Fortune reported that Trump fired back at his critics without hesitation: “Don’t listen to the losers, who are critical about something they know nothing about.” He added that the deal was not “even fully negotiated yet,” suggesting the hawks were condemning terms that hadn’t been finalized.
But former Secretary of State Mike Pompeo — a Trump loyalist who served in the first administration — delivered perhaps the most stinging critique. The Philadelphia Inquirer reported that Pompeo said the emerging deal sounded “like the same one negotiated by Obama administration officials” — a comparison calculated to wound a president who ran for years on dismantling the original Iran nuclear deal. Pompeo insisted Washington should instead continue to “deny Iran access to money” and press its military advantage until Iran’s ability to threaten US allies is permanently broken.
The White House hit back hard. Spokesman Steven Cheung told Pompeo publicly that he had “no idea what the f**k he’s talking about” — an unusually aggressive response that underscored just how raw the intra-party tensions have become.
What the Hawks Fear Most
Beneath the sharp rhetoric lies a substantive strategic concern that CNN’s analysis laid out clearly: Republican hawks fear Trump is going to accept assurances from Iran that aren’t worth much, allow Tehran to retain the Strait of Hormuz as permanent strategic leverage, and walk away from a historic opportunity to end the Iranian threat — not just pause it.
The core of their anxiety is the nuclear file. The draft memorandum of understanding reportedly delays negotiations over nuclear dismantlement and the disposal of highly enriched uranium for 30 to 60 days — meaning Iran could pocket immediate economic benefits (sanctions waivers, oil sales, unfrozen assets) while the hardest concessions remain theoretical promises in a future negotiating round.

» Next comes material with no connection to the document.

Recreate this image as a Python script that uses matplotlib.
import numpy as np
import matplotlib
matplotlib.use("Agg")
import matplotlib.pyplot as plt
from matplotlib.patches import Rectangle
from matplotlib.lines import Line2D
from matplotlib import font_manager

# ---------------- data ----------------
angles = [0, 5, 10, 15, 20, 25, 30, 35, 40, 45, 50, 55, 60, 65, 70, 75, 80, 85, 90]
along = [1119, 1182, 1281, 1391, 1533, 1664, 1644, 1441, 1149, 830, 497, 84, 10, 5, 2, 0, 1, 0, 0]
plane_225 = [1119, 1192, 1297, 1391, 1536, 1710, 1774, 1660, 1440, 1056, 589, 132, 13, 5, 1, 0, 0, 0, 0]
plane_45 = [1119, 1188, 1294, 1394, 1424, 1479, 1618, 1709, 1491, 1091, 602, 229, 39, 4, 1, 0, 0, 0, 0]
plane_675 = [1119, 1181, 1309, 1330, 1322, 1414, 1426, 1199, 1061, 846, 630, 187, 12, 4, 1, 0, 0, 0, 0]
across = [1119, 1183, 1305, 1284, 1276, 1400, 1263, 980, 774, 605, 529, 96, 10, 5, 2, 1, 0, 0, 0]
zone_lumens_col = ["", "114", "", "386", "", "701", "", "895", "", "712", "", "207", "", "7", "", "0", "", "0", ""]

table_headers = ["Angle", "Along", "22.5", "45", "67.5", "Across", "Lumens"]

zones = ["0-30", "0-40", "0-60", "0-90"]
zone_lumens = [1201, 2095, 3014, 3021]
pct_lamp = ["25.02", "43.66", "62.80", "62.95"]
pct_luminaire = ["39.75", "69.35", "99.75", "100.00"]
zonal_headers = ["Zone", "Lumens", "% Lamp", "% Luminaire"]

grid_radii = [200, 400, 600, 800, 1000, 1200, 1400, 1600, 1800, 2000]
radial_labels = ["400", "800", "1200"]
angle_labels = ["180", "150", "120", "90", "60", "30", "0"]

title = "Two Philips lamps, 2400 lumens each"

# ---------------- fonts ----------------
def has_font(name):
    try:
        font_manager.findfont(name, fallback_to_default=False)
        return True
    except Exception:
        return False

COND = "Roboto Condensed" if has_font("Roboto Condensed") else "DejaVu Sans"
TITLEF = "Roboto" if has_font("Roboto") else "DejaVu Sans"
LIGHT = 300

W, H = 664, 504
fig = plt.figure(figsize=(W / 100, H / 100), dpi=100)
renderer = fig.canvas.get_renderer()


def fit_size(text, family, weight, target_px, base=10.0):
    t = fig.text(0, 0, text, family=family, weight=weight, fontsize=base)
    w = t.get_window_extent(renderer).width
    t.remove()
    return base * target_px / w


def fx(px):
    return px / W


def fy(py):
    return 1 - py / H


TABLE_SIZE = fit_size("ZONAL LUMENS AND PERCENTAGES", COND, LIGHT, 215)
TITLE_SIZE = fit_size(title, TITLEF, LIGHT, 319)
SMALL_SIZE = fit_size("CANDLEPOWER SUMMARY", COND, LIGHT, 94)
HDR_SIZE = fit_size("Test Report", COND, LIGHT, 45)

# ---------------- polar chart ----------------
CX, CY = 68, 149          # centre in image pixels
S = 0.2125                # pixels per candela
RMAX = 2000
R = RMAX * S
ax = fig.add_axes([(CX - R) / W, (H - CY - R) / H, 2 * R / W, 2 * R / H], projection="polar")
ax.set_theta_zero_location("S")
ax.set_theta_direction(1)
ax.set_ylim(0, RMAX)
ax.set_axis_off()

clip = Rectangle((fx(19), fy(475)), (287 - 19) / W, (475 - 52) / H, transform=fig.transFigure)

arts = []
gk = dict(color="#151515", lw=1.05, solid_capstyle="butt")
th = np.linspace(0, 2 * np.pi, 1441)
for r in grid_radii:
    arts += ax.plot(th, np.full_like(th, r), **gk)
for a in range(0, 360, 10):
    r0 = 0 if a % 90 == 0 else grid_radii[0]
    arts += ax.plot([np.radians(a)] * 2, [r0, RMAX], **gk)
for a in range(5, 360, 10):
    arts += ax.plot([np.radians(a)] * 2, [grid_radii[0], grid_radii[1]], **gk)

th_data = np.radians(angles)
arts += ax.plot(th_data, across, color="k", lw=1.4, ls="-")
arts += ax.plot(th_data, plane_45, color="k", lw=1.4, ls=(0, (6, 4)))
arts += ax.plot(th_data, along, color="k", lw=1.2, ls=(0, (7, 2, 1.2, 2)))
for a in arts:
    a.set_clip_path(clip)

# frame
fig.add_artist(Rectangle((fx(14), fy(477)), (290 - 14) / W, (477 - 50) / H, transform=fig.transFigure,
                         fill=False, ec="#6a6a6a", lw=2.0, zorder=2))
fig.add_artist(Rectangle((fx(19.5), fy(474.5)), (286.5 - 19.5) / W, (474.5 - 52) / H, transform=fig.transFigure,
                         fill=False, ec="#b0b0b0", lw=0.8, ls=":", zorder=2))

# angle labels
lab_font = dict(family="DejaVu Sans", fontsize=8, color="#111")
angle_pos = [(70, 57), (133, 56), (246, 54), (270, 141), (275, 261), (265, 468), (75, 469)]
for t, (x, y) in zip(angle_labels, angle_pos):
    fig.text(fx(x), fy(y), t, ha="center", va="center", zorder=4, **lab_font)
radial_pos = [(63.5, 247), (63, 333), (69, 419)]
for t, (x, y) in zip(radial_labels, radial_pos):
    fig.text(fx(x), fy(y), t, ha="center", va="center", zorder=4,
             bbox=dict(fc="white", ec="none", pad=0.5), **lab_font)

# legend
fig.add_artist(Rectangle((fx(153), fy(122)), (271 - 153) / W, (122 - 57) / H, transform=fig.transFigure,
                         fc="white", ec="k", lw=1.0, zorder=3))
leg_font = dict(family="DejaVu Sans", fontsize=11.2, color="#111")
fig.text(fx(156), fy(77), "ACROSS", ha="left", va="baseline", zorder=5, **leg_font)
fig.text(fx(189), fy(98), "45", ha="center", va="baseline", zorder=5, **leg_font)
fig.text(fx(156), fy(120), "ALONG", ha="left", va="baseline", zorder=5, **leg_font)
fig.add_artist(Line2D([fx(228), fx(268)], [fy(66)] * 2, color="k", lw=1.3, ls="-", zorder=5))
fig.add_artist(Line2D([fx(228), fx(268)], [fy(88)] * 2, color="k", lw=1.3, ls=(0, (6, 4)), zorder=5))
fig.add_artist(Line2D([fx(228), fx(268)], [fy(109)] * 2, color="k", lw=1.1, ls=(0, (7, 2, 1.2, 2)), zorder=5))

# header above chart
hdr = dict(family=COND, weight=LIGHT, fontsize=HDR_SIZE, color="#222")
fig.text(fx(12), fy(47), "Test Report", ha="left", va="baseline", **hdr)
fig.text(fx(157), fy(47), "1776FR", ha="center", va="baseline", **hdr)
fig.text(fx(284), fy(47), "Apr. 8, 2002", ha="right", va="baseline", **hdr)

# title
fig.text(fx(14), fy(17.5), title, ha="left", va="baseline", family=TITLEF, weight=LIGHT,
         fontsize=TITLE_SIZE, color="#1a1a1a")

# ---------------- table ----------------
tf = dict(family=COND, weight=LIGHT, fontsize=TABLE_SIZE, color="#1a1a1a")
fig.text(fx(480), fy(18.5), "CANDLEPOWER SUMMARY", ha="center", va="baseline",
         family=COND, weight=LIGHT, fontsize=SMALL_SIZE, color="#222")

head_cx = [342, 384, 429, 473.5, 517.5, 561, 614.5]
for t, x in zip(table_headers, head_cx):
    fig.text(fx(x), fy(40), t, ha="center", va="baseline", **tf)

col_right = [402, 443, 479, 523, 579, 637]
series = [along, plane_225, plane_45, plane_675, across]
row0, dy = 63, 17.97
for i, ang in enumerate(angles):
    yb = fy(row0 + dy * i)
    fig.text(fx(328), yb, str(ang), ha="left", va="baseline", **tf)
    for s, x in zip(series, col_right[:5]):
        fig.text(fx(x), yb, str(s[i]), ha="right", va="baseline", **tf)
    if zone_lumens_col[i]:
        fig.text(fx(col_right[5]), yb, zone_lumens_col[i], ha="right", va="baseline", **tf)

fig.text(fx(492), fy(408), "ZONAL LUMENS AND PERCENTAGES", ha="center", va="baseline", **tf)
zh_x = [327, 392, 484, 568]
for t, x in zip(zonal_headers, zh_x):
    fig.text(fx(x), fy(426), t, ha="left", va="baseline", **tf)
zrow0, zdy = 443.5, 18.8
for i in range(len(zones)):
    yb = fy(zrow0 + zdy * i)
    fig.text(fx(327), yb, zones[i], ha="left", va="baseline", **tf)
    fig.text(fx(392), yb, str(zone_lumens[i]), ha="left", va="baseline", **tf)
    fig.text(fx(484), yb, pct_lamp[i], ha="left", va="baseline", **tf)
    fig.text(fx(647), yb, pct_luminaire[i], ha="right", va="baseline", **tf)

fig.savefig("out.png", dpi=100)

The Christian Science Monitor reported that Iran hawks in the GOP are specifically alarmed that the deal’s sequencing rewards Tehran upfront while leaving Washington’s core war aims — permanent nuclear disarmament, verified enrichment limits, complete Hormuz freedom — to a second phase of talks that may never produce binding results.

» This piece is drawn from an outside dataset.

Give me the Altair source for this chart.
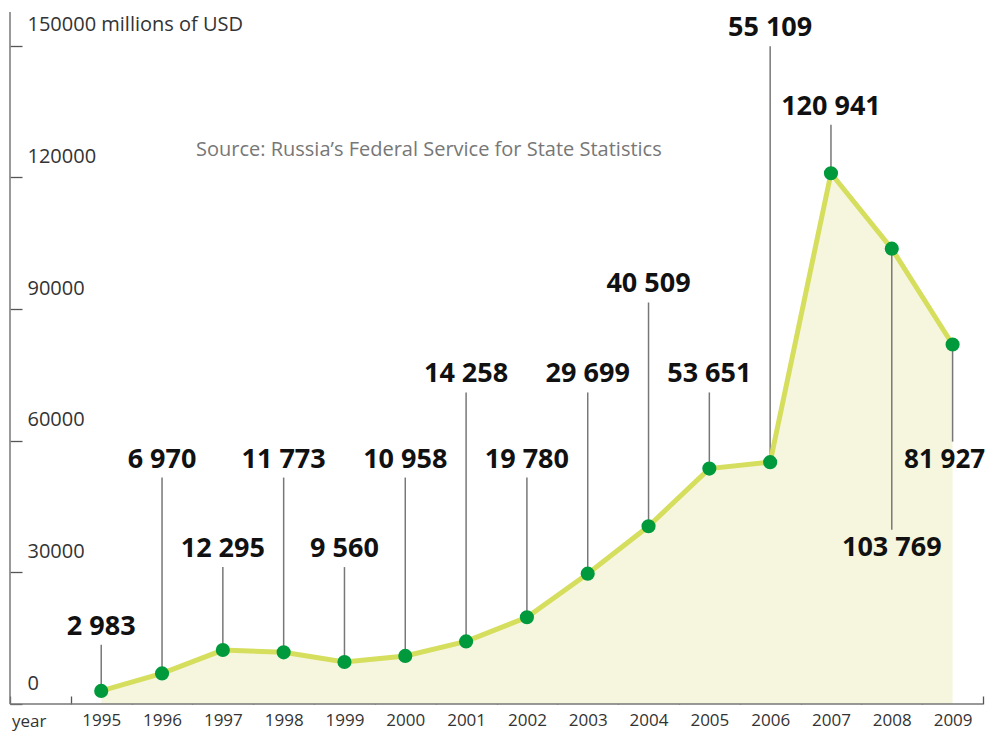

PBS NewsHour confirmed that even some Republicans who quietly supported the war are now worried the deal as described falls short of what American military action — and American lives — were supposed to achieve.
A Party at War With Itself — Again
CNN’s companion analysis drew a stark conclusion: the Iran deal may prove almost as divisive within the Republican Party as the decision to go to war in the first place. Three months ago, GOP hawks cheered the strikes. Now they are warning the president not to squander what those strikes achieved.

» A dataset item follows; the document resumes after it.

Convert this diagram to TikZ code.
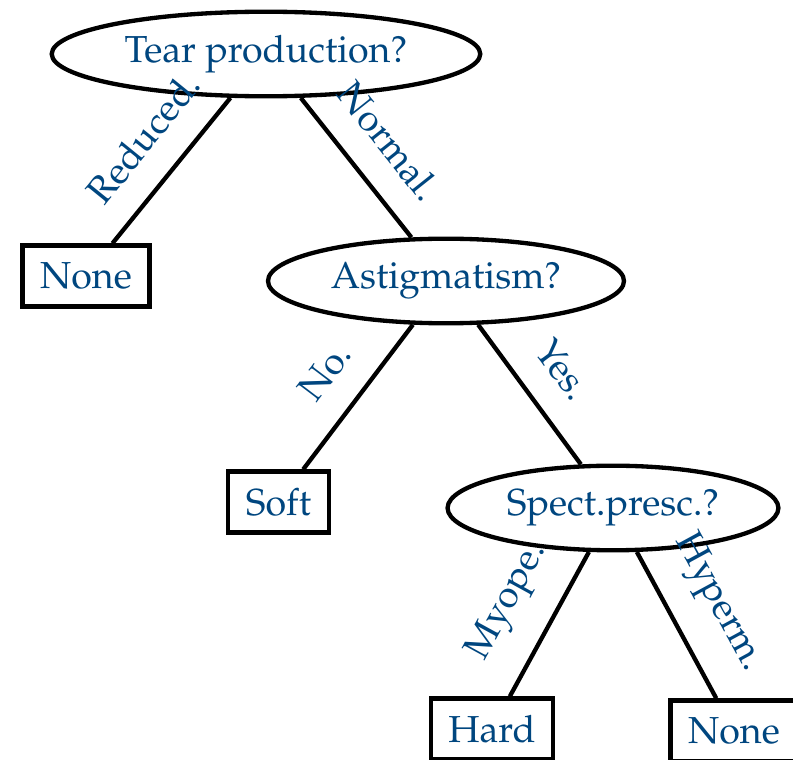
\documentclass[tikz,border=0pt]{standalone}
\usepackage[T1]{fontenc}
\usepackage{mathpazo}
\usepackage{xcolor}
\definecolor{Col1}{RGB}{0,70,127}
\usepackage{tikz}
\usetikzlibrary{shapes}
\tikzstyle{Question}=[ellipse,draw=black,line width=1.15pt,inner sep=1pt,
text=Col1,minimum height=22.5pt]
\tikzstyle{Leaf}=[rectangle,draw=black,line width=1.15pt,inner xsep=4.7pt,
inner ysep=2pt,text=Col1,minimum height=16.2pt]
\tikzstyle{Edge}=[draw=black,line width=1.15pt]
\tikzstyle{EdgeLabel}=[sloped,above=4pt,text=Col1,inner sep=3pt]

\begin{document}
\begin{tikzpicture}[x=0.266pt,y=-0.266pt]
        \useasboundingbox(0,0)rectangle(793,760);
        \node[Question,minimum width=114pt](0)at(266,54){Tear production?};
        \node[Leaf](1)at(86,276){None};
        \node[Question,minimum width=94.7pt](2)at(446,281){Astigmatism?};
        \node[Leaf](3)at(278.5,502){Soft};
        \node[Question,minimum width=88pt](4)at(613,508){Spect.presc.?};
        \node[Leaf](5)at(492,729){Hard};
        \node[Leaf](6)at(734,731){None};
        \draw[Edge](0)--node[EdgeLabel,pos=.46](e1){Reduced.}(1);
        \draw[Edge](0)--node[EdgeLabel](e2){Normal.}(2);
        \draw[Edge](2)--node[EdgeLabel](e3){No.}(3);
        \draw[Edge](2)--node[EdgeLabel](e4){Yes.}(4);
        \draw[Edge](4)--node[EdgeLabel](e5){Myope.}(5);
        \draw[Edge](4)--node[EdgeLabel](e6){Hyperm.}(6);
    \end{tikzpicture}
\end{document}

Asia Times noted that the hawkish pressure from within the GOP is complicating the White House’s ability to present any deal as a unified Republican triumph — precisely the political framing Trump needs to sell a war-ending agreement to his base.
Business Standard reported the blowback has left Trump’s Iran deal “up in the air” — with the White House managing simultaneous pressure from hawks demanding more and war-weary moderates demanding less.
The president insists he is getting the best deal possible. His critics insist the best deal possible hasn’t been demanded yet. Between those two positions, the fate of the war — and its legacy — now hangs.